Pour son nouveau livre, Tout près, très loin, Rascal a d’ailleurs travaillé sur les contraires, à base de cercles… une seule et même forme pour décrire les antagonismes, avec des échos à Calder et Delaunay. «Si je dessine un gros cercle à côté d’un petit, tous les enfants du monde percevront la différence de taille», explique-t-il. Une universalité plus que bienvenue. L’artiste plaisante: «Je ne pourrais pas non plus me permettre de faire du Malevitch, mon éditrice ne me suivrait pas jusque-là!». Même si rien n’est trop beau, ni trop abscons pour nos petites têtes.
De Mons à Essaouira
Rascal habite aujourd’hui à Mons, ville belge proche de Maubeuge. Après avoir vécu à Nice, il est soulagé de retrouver un endroit plus dynamique, festif, à la vie estudiantine riche. Cette jeunesse, qu’il cherche à comprendre autant qu’il estime, il aime la voir faire évoluer les droits de femmes et des personnes homosexuelles, ou s’adonner au street-art.

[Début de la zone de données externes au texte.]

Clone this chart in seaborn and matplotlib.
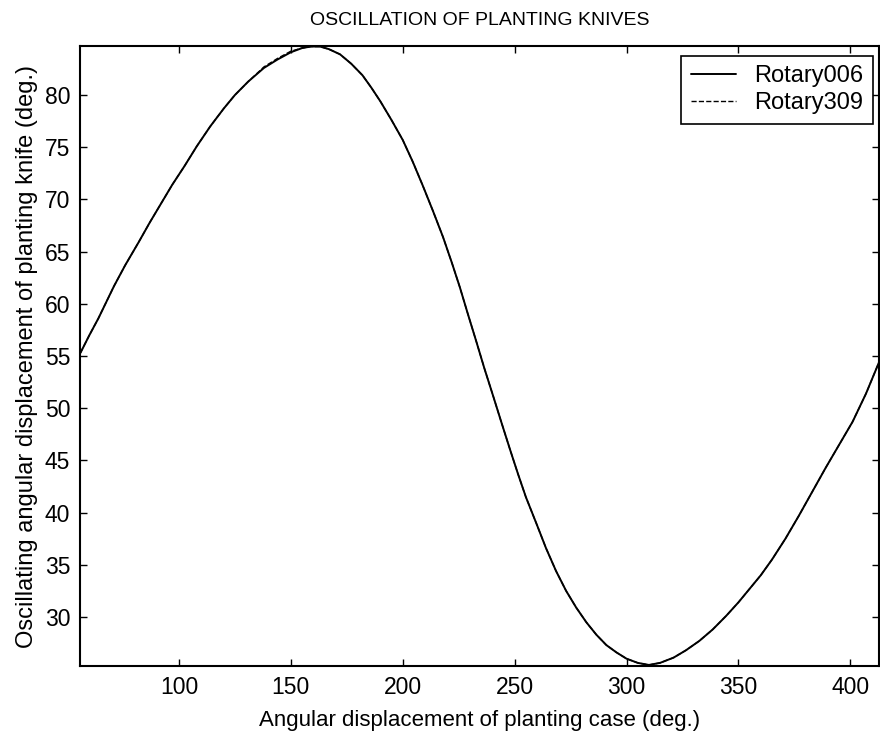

Par l’intermédiaire de son fils, il a découvert Banksy ou Blu, non sans un brin d’exaltation, tant pour le côté démocratique de la pratique, que pour les messages qu’elle véhicule. «C’est fabuleux de taguer "boring" sur les murs d’un site administratif», s’enthousiasme-t-il. Dans Je suis fort dans un domaine qui n’existe pas, qu’il a illustré pour Simon Allonneau, il s’essaie – avec succès – au calligraffiti. Expérimentateur, Rascal nous confie adapter sa technique en fonction de ce qu’il souhaite raconter. Chaque livre a son propre langage.
Fidèle à sa vision lucide et subtile, les mains de Léopold II peintes en rouge, dans sa petite ville, ne l’ont pas choqué, mais il en serait resté là[2]. «À la Rochelle, il y a une stèle et des noms de rues à la gloire de ce passé colonial, mais toutes accompagnées de plaques explicatives, qui remettent dans le contexte et je trouve que cela est juste. C’est une situation extrême d’en arriver à déboulonner des bronzes», dit-il. À propos de la cancel culture, l’artiste résume: «On ne devrait pas effacer ce qui fut. Personne n’est blanc, personne n’est noir». Cela sonne comme un appel à une forme de sodalité qui dépasse la dualité clivant toujours plus les foules.
Cet amoureux du Maroc et de sa culture, qui l’ont notamment inspiré pour Histoires simples (2018), recueil de contes crus et merveilleux – ni trop belges, ni trop marocains – qu’il a rédigés à Essaouira, songe à fuir la grisaille et le froid hivernaux de la Belgique pour les contrées chaleureuses et effervescentes du royaume d’Afrique du Nord. Nous n’avons plus qu’à nous réjouir qu’il nous fasse découvrir les mille et un trésors qu’il y dénichera!